CIFF: How did you select the subjects that appear in the film?
TC: I created a "draft board" by category: musicians, scientists, artists, writers, designers, etc. I tried to avoid overlap in the disciplines. Then I just did a bunch of Googling and pursued the folks whose work I most admired in each category. Tom Perrotta is my favorite author. Tegan & Sara were atop my list. I was dogged. Everyone on our team pitched in with every connection they had. It was downright thrilling getting those email responses back and filling out or cast, one by one, by one.
CIFF: Which of your subjects' creative processes do you most identify with?
TC: As I mentioned, my day job is in advertising. So Steve Breen's job as an editorial cartoonist at the newspaper seemed very familiar. Short deadlines, concept, layout, approval, and then on to the next project immediately. We had a very easy rapport.
CIFF: This year's theme is "Be The Applause." What aspect of your film do you hope will inspire the applause of CIFF audiences?

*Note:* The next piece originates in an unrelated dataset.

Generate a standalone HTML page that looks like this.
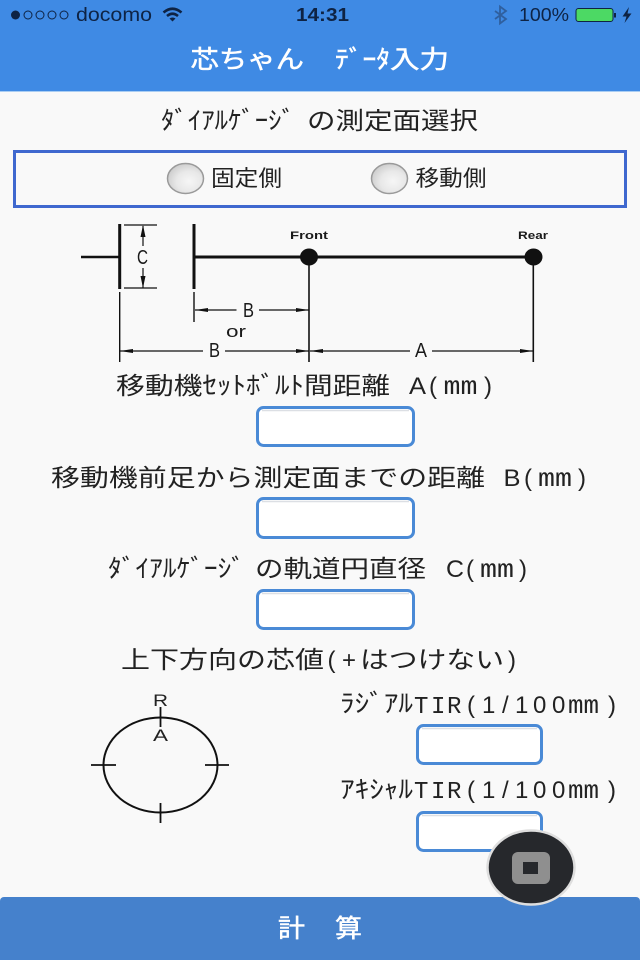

TC: The thing about the audience reaction that has surprised me is how personal the issue of creativity is for people. I thought we'd made an entertaining, uplifting, inspiring film. But a lot of the feedback I've gotten has been deeply emotional as well. People want to express themselves, but they worry they won't be able to survive financially or be taken seriously by their peers. It's something people wrestle with. This film isn't just a biopic of creative geniuses. Its broadly applicable to anyone who has a creative project in mind…which is just about everybody, whether you're pursuing a career path, playing an instrument, getting a tattoo, planting a garden, writing a blog, whatever. This material connects to the audience in a personal way.